Este ideal divino, el sueño de su amor, su verdadero Reino está perfectamente realizado en el Corazón Inmaculado de María. Jesús dice en el 2° Volumen de la Sierva de Dios Luisa Piccarreta (el 4-7-1899): “Mi Reino estuvo en el Corazón de mi Madre, y eso fue porque su Corazón nunca estuvo agitado lo más mínimo, tanto que en el mar inmenso de la Pasión sufrió penas indecibles, su Corazón fue traspasado de parte a parte por la espada del dolor, pero no recibió el mínimo soplo de turbación. Por tanto, siendo mi Reino un reino de paz, pude extenderlo en Ella y sin obstáculo alguno libremente reinar”.
Y el 6-1-1900 Luisa dice: “Esta mañana he recibido la Comunión y, encontrándome con Jesús, estaba presente la Mamá y Reina y, oh, qué maravilla, miraba a la Madre y veía el Corazón de Ella convertido en el Niño Jesús, miraba al Hijo y veía en el Corazón del Niño a la Madre …”

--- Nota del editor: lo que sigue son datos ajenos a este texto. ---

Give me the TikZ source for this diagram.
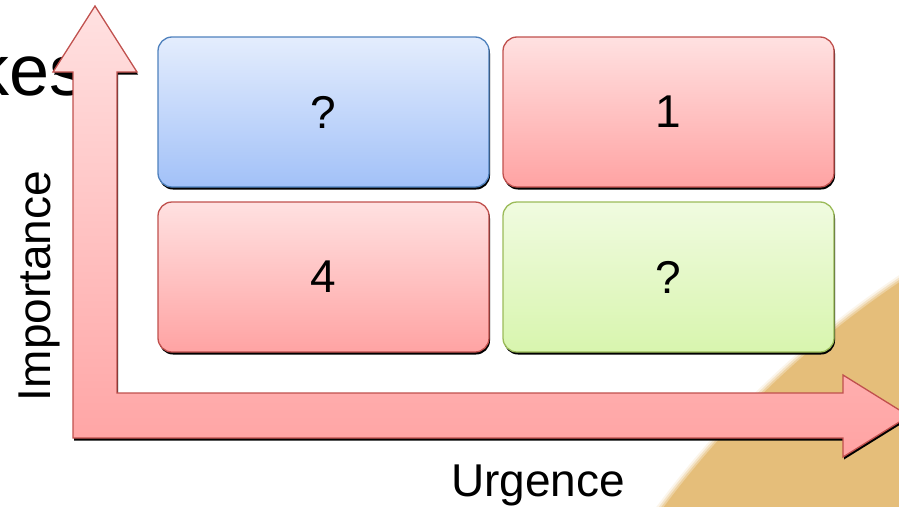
\documentclass[tikz,border=0pt]{standalone}
\usepackage{fontspec}
\setmainfont{Liberation Sans}
\usetikzlibrary{shadows}
\definecolor{bluetop}{HTML}{E4EDFD}
\definecolor{bluebot}{HTML}{A2C1F8}
\definecolor{blueline}{HTML}{4F81BD}
\definecolor{redtop}{HTML}{FFE1E1}
\definecolor{redbot}{HTML}{FFA3A3}
\definecolor{redline}{HTML}{C0504D}
\definecolor{greentop}{HTML}{F0FBE0}
\definecolor{greenbot}{HTML}{D8F5AE}
\definecolor{greenline}{HTML}{9BBB59}
\definecolor{tanfill}{HTML}{E5BE7A}
\begin{document}
\begin{tikzpicture}[x=1pt,y=-1pt,
  quad/.style={rounded corners=14pt, minimum width=331pt, minimum height=150pt,
    line width=1.3pt, inner sep=0pt,
    font=\fontsize{46}{55}\selectfont,
    drop shadow={shadow xshift=1pt, shadow yshift=-2.5pt, fill=black, opacity=1}},
  bluequad/.style={quad, draw=blueline, top color=bluetop, bottom color=bluebot},
  redquad/.style={quad, draw=redline, top color=redtop, bottom color=redbot},
  greenquad/.style={quad, draw=greenline, top color=greentop, bottom color=greenbot},
  axislabel/.style={font=\fontsize{46}{55}\selectfont, inner sep=0pt},
  arrowshape/.style={draw=redline, line width=1.3pt, top color=redtop, bottom color=redbot, line join=miter}
]
\useasboundingbox (0,0) rectangle (899,506);
\clip (0,0) rectangle (899,506);
% background orange disc
\foreach \d/\o in {6/0.15,4/0.3,2/0.5}{
  \fill[tanfill, opacity=\o] (1438,1083) circle (965+\d);
}
\fill[tanfill] (1438,1083) circle (965);
% partial title text
\node[anchor=base west, inner sep=0pt, font=\fontsize{72}{80}\selectfont] (title) at (-27,95) {kes};
% L-shaped arrow: shadow then body
\fill[black, shift={(1,2.5)}] (95,6) -- (137,72) -- (117,72) -- (117,393) -- (843,393) -- (843,375)
  -- (909,416) -- (843,457) -- (843,438) -- (73,438) -- (73,72) -- (53,72) -- cycle;
\path[arrowshape] (95,6) -- (137,72) -- (117,72) -- (117,393) -- (843,393) -- (843,375)
  -- (909,416) -- (843,457) -- (843,438) -- (73,438) -- (73,72) -- (53,72) -- cycle;
% quadrants
\node[bluequad] (q2) at (323.5,112) {?};
\node[redquad] (q1) at (668.5,112) {1};
\node[redquad] (q4) at (323.5,277) {4};
\node[greenquad] (q3) at (668.5,277) {?};
% axis labels
\node[axislabel, anchor=base] (urg) at (538,496) {Urgence};
\node[axislabel, anchor=base, rotate=90] (imp) at (50,286) {Importance};
\end{tikzpicture}
\end{document}
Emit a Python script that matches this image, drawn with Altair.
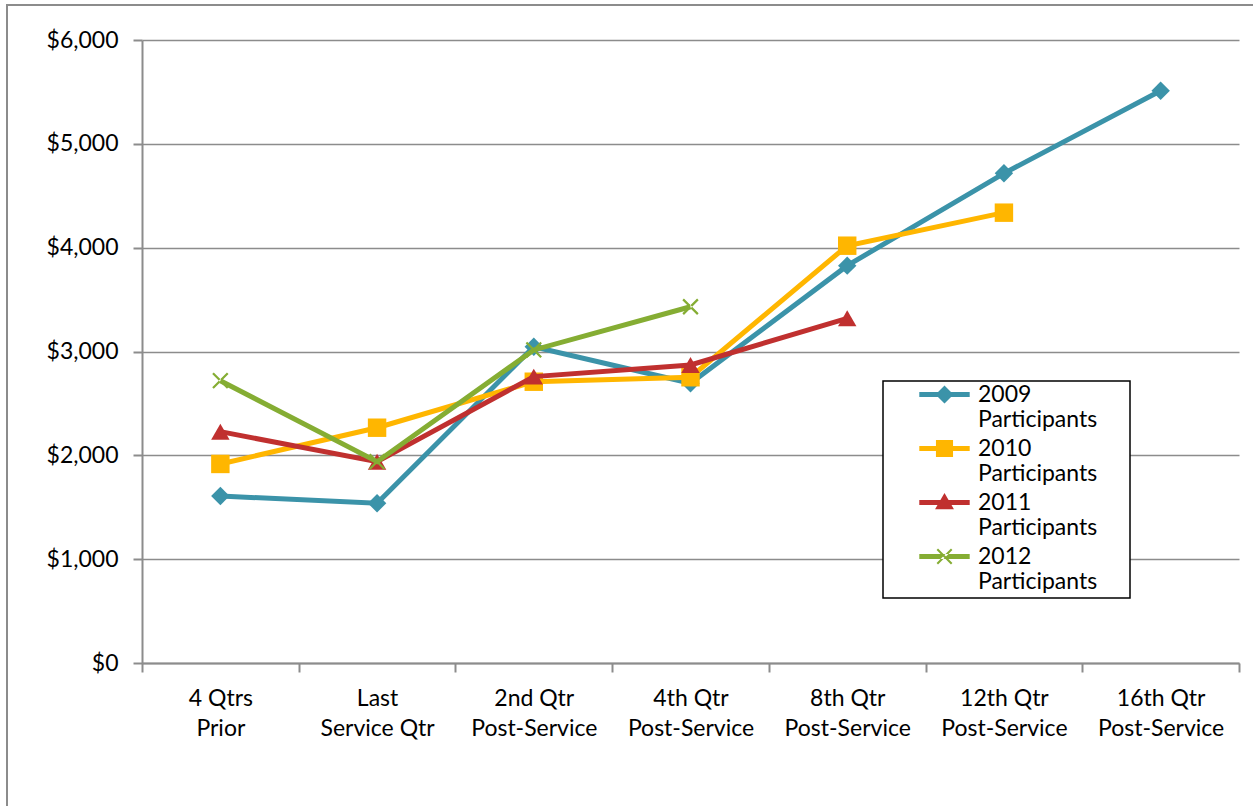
import altair as alt
import pandas as pd

categories = [
    "4 Qtrs\nPrior",
    "Last\nService Qtr",
    "2nd Qtr\nPost-Service",
    "4th Qtr\nPost-Service",
    "8th Qtr\nPost-Service",
    "12th Qtr\nPost-Service",
    "16th Qtr\nPost-Service",
]
series_names = ["2009 Participants", "2010 Participants", "2011 Participants", "2012 Participants"]
values_2009 = [1608, 1538, 3046, 2694, 3827, 4716, 5512]
values_2010 = [1917, 2266, 2709, 2752, 4019, 4337]
values_2011 = [2228, 1939, 2758, 2870, 3320]
values_2012 = [2719, 1939, 3015, 3431]
colors = ["#3B93A9", "#FFB600", "#C0302F", "#85AD33"]

X_PATH = ("M-0.715,-0.885L0.885,0.715L0.715,0.885L-0.885,-0.715Z"
          "M-0.715,0.885L0.885,-0.715L0.715,-0.885L-0.885,0.715Z")
marker_shapes = ["diamond", "square", "triangle-up", X_PATH]
BAR = "M-2.8,-0.28L2.8,-0.28L2.8,0.28L-2.8,0.28Z"
legend_shapes = [
    "M0,-1L1,0L0,1L-1,0Z" + BAR,
    "M-0.95,-0.95L0.95,-0.95L0.95,0.95L-0.95,0.95Z" + BAR,
    "M0,-1.05L1.05,0.75L-1.05,0.75Z" + BAR,
    "M-0.72,-0.88L0.88,0.72L0.72,0.88L-0.88,-0.72Z"
    "M-0.72,0.88L0.88,-0.72L0.72,-0.88L-0.88,0.72Z" + BAR,
]

FONT = "Lato"
FS = 23

rows = []
for name, vals in zip(series_names, [values_2009, values_2010, values_2011, values_2012]):
    for cat, v in zip(categories, vals):
        rows.append({"category": cat, "series": name, "value": v})
df = pd.DataFrame(rows)

x_enc = alt.X(
    "category:N",
    sort=categories,
    scale=alt.Scale(domain=categories, paddingInner=0, paddingOuter=0),
    axis=alt.Axis(
        title=None,
        labelExpr="split(datum.label, '\\n')",
        labelAngle=0,
        labelFontSize=FS,
        labelLineHeight=30,
        labelPadding=15,
        tickBand="extent",
        tickSize=9,
        grid=False,
        labelColor="black",
    ),
)
y_enc = alt.Y(
    "value:Q",
    scale=alt.Scale(domain=[0, 6000], nice=False),
    axis=alt.Axis(
        title=None,
        values=[0, 1000, 2000, 3000, 4000, 5000, 6000],
        format="$,.0f",
        labelFontSize=FS,
        labelPadding=15,
        tickSize=9,
        grid=True,
        labelColor="black",
    ),
)

color_scale = alt.Scale(domain=series_names, range=colors)
shape_scale = alt.Scale(domain=series_names, range=marker_shapes)

base = alt.Chart(df)
one_row = base.transform_filter(alt.datum.category == categories[0]).transform_filter(
    alt.datum.series == series_names[0]
)

# outer chart frame and legend box (decorations)
frame = one_row.mark_rect(fill=None, stroke="#8C8C8C", strokeWidth=2).encode(
    x=alt.value(-135), x2=alt.value(1125), y=alt.value(-35), y2=alt.value(780)
)
legend_box = one_row.mark_rect(fill="white", stroke="black", strokeWidth=1.5).encode(
    x=alt.value(741), x2=alt.value(988), y=alt.value(341), y2=alt.value(558)
)

layers = [frame]
for name in series_names:
    sub = base.transform_filter(alt.datum.series == name)
    line = sub.mark_line(strokeWidth=5).encode(
        x=x_enc, y=y_enc,
        color=alt.Color("series:N", scale=color_scale, legend=None),
    )
    pts = sub.mark_point(filled=True, size=340, opacity=1).encode(
        x=x_enc, y=y_enc,
        color=alt.Color("series:N", scale=color_scale, legend=None),
        shape=alt.Shape("series:N", scale=shape_scale, legend=None),
    )
    layers += [line, pts]
layers.append(legend_box)

leg = alt.Legend(title=None, labelExpr="split(datum.label, ' ')")
ghost = base.transform_filter("false").mark_point(filled=True, size=324, opacity=1).encode(
    x=x_enc, y=y_enc,
    color=alt.Color(
        "series:N",
        scale=alt.Scale(domain=series_names, range=colors),
        legend=leg,
    ),
    shape=alt.Shape(
        "series:N",
        scale=alt.Scale(domain=series_names, range=legend_shapes),
        legend=leg,
    ),
)
layers.append(ghost)

chart = (
    alt.layer(*layers)
    .resolve_scale(color="independent", shape="independent")
    .properties(
        width=1097,
        height=623,
        autosize=alt.AutoSizeParams(type="none"),
        padding={"left": 142, "top": 40, "right": 14, "bottom": 143},
    )
    .configure(font=FONT)
    .configure_view(stroke=None)
    .configure_axis(
        domainColor="#8C8C8C",
        domainWidth=2,
        tickColor="#8C8C8C",
        tickWidth=2,
        gridColor="#8C8C8C",
        gridWidth=1.6,
        labelFont=FONT,
    )
    .configure_legend(
        orient="none",
        legendX=741,
        legendY=341,
        padding=2,
        labelFontSize=FS,
        labelFont=FONT,
        labelColor="black",
        labelBaseline="middle",
        labelOffset=22,
        symbolOffset=48,
        symbolSize=324,
        symbolStrokeWidth=0,
        rowPadding=5,
        labelLimit=400,
    )
)

chart.save("out.html", embed_options={"renderer": "svg", "actions": False})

El Triunfo del Corazón Inmaculado de María, prometido por Dios desde el principio, a continuación del pecado de Adán y Eva, no es sino el Triunfo de la Divina Voluntad como ha sido en Ella hace veinte siglos, y que ahora se ha de cumplir en sus hijos: es el cumplimiento en nosotros del Reino prometido.
El Corazón de Jesús manifiesta el Corazón del Padre. “El que me ve a Mí ve al Padre”, ha dicho, y yo digo: “tienes razón, Señor, pero, si me permites…, falta algo para presentar la imagen completa del Padre”. Me imagino que Jesús sonría y diga: “ya sé lo que quieres decir: si no está mi Madre, su Corazón Inmaculado unido a mi Corazón Divino, no sería completa la manifestación del Corazón del Padre”. Los Corazones de Jesús y de María, juntos, nos revelan el Corazón del Padre. Si la Iglesia celebra la fiesta del Sagrado Corazón de Jesús y al día siguiente la del Corazón Inmaculado de María, es porque son inseparables en su unidad. Esos dos Corazones juntos nos muestran el Corazón Divino del eterno Padre. ¡A El, a su Voluntad es adonde nos quieren llevar!
Lo expreso con las palabras de un canto: “Oh Jesús, en tu Corazón Santo vive la Divina Voluntad, es la Fuente de todo en tu vida, de tus bienes y felicidad. – Viviré en tu Corazón Sagrado para amarte como amas Tú, quiero siempre esconderme en tu vida, en tu Querer santo, oh Jesús. – Que tu Reino venga a la tierra, que se cumpla esta Voluntad, que sea vida de todas las criaturas, como es vida de la Trinidad”.
Mis queridos hermanos, la vida procede del continuo palpitar del corazón, y antes aún que de nuestro corazón físico, viene del incesante “Te amo” del Corazón de Dios, que espera nuestra respuesta, y no recibiendola, el amor se convierte en dolor. Por eso todo el tiempo de nuestra vida, en cada istante, debemos darle esta respuesta de amor a Dios: ese es el verdadero sentido de la vida, su realización. E ese es el fin de la Misa: unirnos a la perfecta respuesta de amor que por todos nosotros Jesús le da al Padre.